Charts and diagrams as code

========

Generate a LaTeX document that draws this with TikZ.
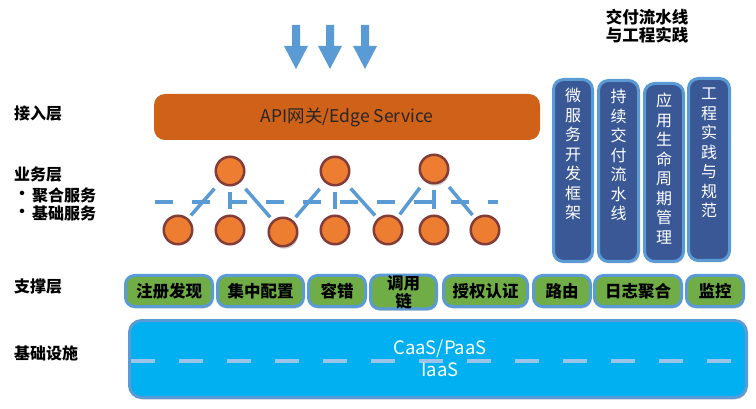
\documentclass[tikz,border=0pt]{standalone}
\usepackage{fontspec}
\setmainfont{Noto Sans CJK SC}
\usetikzlibrary{shadows}
\definecolor{gateO}{HTML}{D06119}
\definecolor{circF}{HTML}{ED7D31}
\definecolor{circB}{HTML}{843C39}
\definecolor{lineB}{HTML}{5B9BD5}
\definecolor{vboxF}{HTML}{3A5896}
\definecolor{supG}{HTML}{70AD47}
\definecolor{infraC}{HTML}{00B0F0}
\definecolor{infraD}{HTML}{9DC3E6}
\definecolor{txtD}{HTML}{262626}
\begin{document}
\begin{tikzpicture}[x=1pt,y=-1pt,
  lbl/.style={font=\bfseries\fontsize{16}{18}\selectfont, anchor=west, inner sep=0},
  svc/.style={circle, draw=circB, fill=circF, line width=2.5pt, minimum size=28.5pt, inner sep=0},
  svcsh/.style={svc, drop shadow={opacity=0.35, shadow xshift=1pt, shadow yshift=-2.5pt}},
  link/.style={draw=lineB, line width=3.5pt, shorten <=8pt, shorten >=4pt},
  vlink/.style={draw=lineB, line width=3.5pt, shorten <=6pt, shorten >=5pt},
  supbox/.style={draw=lineB, fill=supG, line width=3pt, rounded corners=9pt, inner sep=0,
    minimum height=31pt, align=center,
    font=\bfseries\fontsize{16.5}{18}\selectfont,
    drop shadow={opacity=0.3, shadow xshift=0.5pt, shadow yshift=-2pt}},
  vbox/.style={draw=lineB, fill=vboxF, line width=3pt, rounded corners=10pt, inner sep=0,
    drop shadow={opacity=0.3, shadow xshift=1pt, shadow yshift=-2pt}},
  vtext/.style={text=white, align=center, inner sep=0, anchor=north,
    font=\fontsize{16}{19.5}\selectfont},
  arrowc/.style={fill=lineB, draw=none}
]
\useasboundingbox (0,0) rectangle (756,409);

% arrows at top
\foreach \ax in {296,330,365}{
  \fill[arrowc] (\ax-4,25) -- (\ax+4,25) -- (\ax+4,46) -- (\ax+12,46) -- (\ax,69)
     -- (\ax-12,46) -- (\ax-4,46) -- cycle;
}

% title
\node[font=\bfseries\fontsize{16.5}{18.5}\selectfont, align=center, inner sep=0] (title) at (647,26)
  {交付流水线\\与工程实践};

% left labels
\node[lbl] (l1) at (14,113) {接入层};
\node[lbl] (l2) at (14,175) {业务层};
\node[lbl] (l2a) at (14,195) {•};
\node[lbl] (l2b) at (32,195) {聚合服务};
\node[lbl] (l2c) at (14,213) {•};
\node[lbl] (l2d) at (32,213) {基础服务};
\node[lbl] (l3) at (14,287) {支撑层};
\node[lbl] (l4) at (14,353) {基础设施};

% gateway
\node[fill=gateO, rounded corners=11pt, minimum width=386pt, minimum height=46pt,
  text=txtD, font=\fontsize{17.5}{20}\selectfont, inner sep=0] (gw) at (347,117)
  {API网关/Edge Service};

% business layer dashed line
\coordinate (d1) at (155,202);
\coordinate (d2) at (498,202);
\draw[lineB, line width=4pt, dash pattern=on 18pt off 19pt] (d1) -- (d2);

% services
\node[svc] (t1) at (230,171) {};
\node[svc] (t2) at (335,171) {};
\node[svcsh] (t3) at (434,169) {};
\node[svc] (b1) at (178,230) {};
\node[svc] (b2) at (230,230) {};
\node[svcsh] (b3) at (283,232) {};
\node[svc] (b4) at (335,230) {};
\node[svc] (b5) at (388,230) {};
\node[svc] (b6) at (434,230) {};
\node[svc] (b7) at (485,230) {};

\draw[link] (t1) -- (b1);
\draw[vlink] (t1) -- (b2);
\draw[link] (t1) -- (b3);
\draw[link] (t2) -- (b3);
\draw[vlink] (t2) -- (b4);
\draw[link] (t2) -- (b5);
\draw[link] (t3) -- (b5);
\draw[vlink] (t3) -- (b6);
\draw[link] (t3) -- (b7);

% vertical boxes
\node[vbox, minimum width=39pt, minimum height=182pt] (v1) at (573,170.5) {};
\node[vbox, minimum width=40pt, minimum height=181pt] (v2) at (618.5,171) {};
\node[vbox, minimum width=39pt, minimum height=178pt] (v3) at (664,172.5) {};
\node[vbox, minimum width=41pt, minimum height=182pt] (v4) at (709,169.5) {};
\node[vtext] (v1t) at (573,88) {微\\服\\务\\开\\发\\框\\架};
\node[vtext] (v2t) at (618.5,89) {持\\续\\交\\付\\流\\水\\线};
\node[vtext] (v3t) at (664,93) {应\\用\\生\\命\\周\\期\\管\\理};
\node[vtext] (v4t) at (709,88) {工\\程\\实\\践\\与\\规\\范};

% support layer
\node[supbox, minimum width=87pt] (s1) at (169,291) {注册发现};
\node[supbox, minimum width=86pt] (s2) at (260.5,291) {集中配置};
\node[supbox, minimum width=57pt] (s3) at (337,291) {容错};
\node[supbox, minimum width=66pt, minimum height=32pt] (s4) at (403.5,292) {调用\\链};
\node[supbox, minimum width=84pt] (s5) at (485.5,291) {授权认证};
\node[supbox, minimum width=57pt] (s6) at (562,291) {路由};
\node[supbox, minimum width=87pt] (s7) at (638,291) {日志聚合};
\node[supbox, minimum width=57pt] (s8) at (715,291) {监控};

% infrastructure
\node[draw=lineB, fill=infraC, line width=3pt, rounded corners=12pt,
  minimum width=617pt, minimum height=77pt, inner sep=0,
  drop shadow={opacity=0.3, shadow xshift=1pt, shadow yshift=-2pt}] (infra) at (438,359) {};
\coordinate (i1) at (131,361);
\coordinate (i2) at (746,361);
\draw[infraD, line width=4pt, dash pattern=on 24pt off 24pt] (i1) -- (i2);
\node[text=white, font=\fontsize{18.5}{20}\selectfont, inner sep=0] (caas) at (440,349) {CaaS/PaaS};
\node[text=white, font=\fontsize{18.5}{20}\selectfont, inner sep=0] (iaas) at (440,370) {IaaS};
\end{tikzpicture}
\end{document}
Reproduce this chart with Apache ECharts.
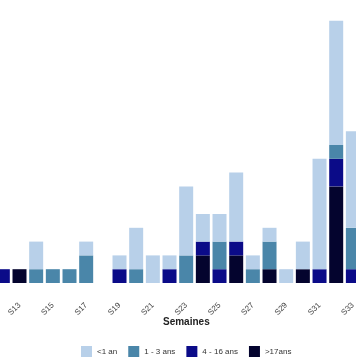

========

> Exercise aim: Print out the lines exactly, skipping any picture.

> Exercise solution:
Generate a LaTeX document that draws this with TikZ.
\documentclass[tikz,border=0pt]{standalone}
\usepackage{fontspec}
\setmainfont{Noto Sans CJK SC}
\usetikzlibrary{shadows}
\definecolor{gateO}{HTML}{D06119}
\definecolor{circF}{HTML}{ED7D31}
\definecolor{circB}{HTML}{843C39}
\definecolor{lineB}{HTML}{5B9BD5}
\definecolor{vboxF}{HTML}{3A5896}
\definecolor{supG}{HTML}{70AD47}
\definecolor{infraC}{HTML}{00B0F0}
\definecolor{infraD}{HTML}{9DC3E6}
\definecolor{txtD}{HTML}{262626}
\begin{document}
\begin{tikzpicture}[x=1pt,y=-1pt,
  lbl/.style={font=\bfseries\fontsize{16}{18}\selectfont, anchor=west, inner sep=0},
  svc/.style={circle, draw=circB, fill=circF, line width=2.5pt, minimum size=28.5pt, inner sep=0},
  svcsh/.style={svc, drop shadow={opacity=0.35, shadow xshift=1pt, shadow yshift=-2.5pt}},
  link/.style={draw=lineB, line width=3.5pt, shorten <=8pt, shorten >=4pt},
  vlink/.style={draw=lineB, line width=3.5pt, shorten <=6pt, shorten >=5pt},
  supbox/.style={draw=lineB, fill=supG, line width=3pt, rounded corners=9pt, inner sep=0,
    minimum height=31pt, align=center,
    font=\bfseries\fontsize{16.5}{18}\selectfont,
    drop shadow={opacity=0.3, shadow xshift=0.5pt, shadow yshift=-2pt}},
  vbox/.style={draw=lineB, fill=vboxF, line width=3pt, rounded corners=10pt, inner sep=0,
    drop shadow={opacity=0.3, shadow xshift=1pt, shadow yshift=-2pt}},
  vtext/.style={text=white, align=center, inner sep=0, anchor=north,
    font=\fontsize{16}{19.5}\selectfont},
  arrowc/.style={fill=lineB, draw=none}
]
\useasboundingbox (0,0) rectangle (756,409);

% arrows at top
\foreach \ax in {296,330,365}{
  \fill[arrowc] (\ax-4,25) -- (\ax+4,25) -- (\ax+4,46) -- (\ax+12,46) -- (\ax,69)
     -- (\ax-12,46) -- (\ax-4,46) -- cycle;
}

% title
\node[font=\bfseries\fontsize{16.5}{18.5}\selectfont, align=center, inner sep=0] (title) at (647,26)
  {交付流水线\\与工程实践};

% left labels
\node[lbl] (l1) at (14,113) {接入层};
\node[lbl] (l2) at (14,175) {业务层};
\node[lbl] (l2a) at (14,195) {•};
\node[lbl] (l2b) at (32,195) {聚合服务};
\node[lbl] (l2c) at (14,213) {•};
\node[lbl] (l2d) at (32,213) {基础服务};
\node[lbl] (l3) at (14,287) {支撑层};
\node[lbl] (l4) at (14,353) {基础设施};

% gateway
\node[fill=gateO, rounded corners=11pt, minimum width=386pt, minimum height=46pt,
  text=txtD, font=\fontsize{17.5}{20}\selectfont, inner sep=0] (gw) at (347,117)
  {API网关/Edge Service};

% business layer dashed line
\coordinate (d1) at (155,202);
\coordinate (d2) at (498,202);
\draw[lineB, line width=4pt, dash pattern=on 18pt off 19pt] (d1) -- (d2);

% services
\node[svc] (t1) at (230,171) {};
\node[svc] (t2) at (335,171) {};
\node[svcsh] (t3) at (434,169) {};
\node[svc] (b1) at (178,230) {};
\node[svc] (b2) at (230,230) {};
\node[svcsh] (b3) at (283,232) {};
\node[svc] (b4) at (335,230) {};
\node[svc] (b5) at (388,230) {};
\node[svc] (b6) at (434,230) {};
\node[svc] (b7) at (485,230) {};

\draw[link] (t1) -- (b1);
\draw[vlink] (t1) -- (b2);
\draw[link] (t1) -- (b3);
\draw[link] (t2) -- (b3);
\draw[vlink] (t2) -- (b4);
\draw[link] (t2) -- (b5);
\draw[link] (t3) -- (b5);
\draw[vlink] (t3) -- (b6);
\draw[link] (t3) -- (b7);

% vertical boxes
\node[vbox, minimum width=39pt, minimum height=182pt] (v1) at (573,170.5) {};
\node[vbox, minimum width=40pt, minimum height=181pt] (v2) at (618.5,171) {};
\node[vbox, minimum width=39pt, minimum height=178pt] (v3) at (664,172.5) {};
\node[vbox, minimum width=41pt, minimum height=182pt] (v4) at (709,169.5) {};
\node[vtext] (v1t) at (573,88) {微\\服\\务\\开\\发\\框\\架};
\node[vtext] (v2t) at (618.5,89) {持\\续\\交\\付\\流\\水\\线};
\node[vtext] (v3t) at (664,93) {应\\用\\生\\命\\周\\期\\管\\理};
\node[vtext] (v4t) at (709,88) {工\\程\\实\\践\\与\\规\\范};

% support layer
\node[supbox, minimum width=87pt] (s1) at (169,291) {注册发现};
\node[supbox, minimum width=86pt] (s2) at (260.5,291) {集中配置};
\node[supbox, minimum width=57pt] (s3) at (337,291) {容错};
\node[supbox, minimum width=66pt, minimum height=32pt] (s4) at (403.5,292) {调用\\链};
\node[supbox, minimum width=84pt] (s5) at (485.5,291) {授权认证};
\node[supbox, minimum width=57pt] (s6) at (562,291) {路由};
\node[supbox, minimum width=87pt] (s7) at (638,291) {日志聚合};
\node[supbox, minimum width=57pt] (s8) at (715,291) {监控};

% infrastructure
\node[draw=lineB, fill=infraC, line width=3pt, rounded corners=12pt,
  minimum width=617pt, minimum height=77pt, inner sep=0,
  drop shadow={opacity=0.3, shadow xshift=1pt, shadow yshift=-2pt}] (infra) at (438,359) {};
\coordinate (i1) at (131,361);
\coordinate (i2) at (746,361);
\draw[infraD, line width=4pt, dash pattern=on 24pt off 24pt] (i1) -- (i2);
\node[text=white, font=\fontsize{18.5}{20}\selectfont, inner sep=0] (caas) at (440,349) {CaaS/PaaS};
\node[text=white, font=\fontsize{18.5}{20}\selectfont, inner sep=0] (iaas) at (440,370) {IaaS};
\end{tikzpicture}
\end{document}
Reproduce this chart with Apache ECharts.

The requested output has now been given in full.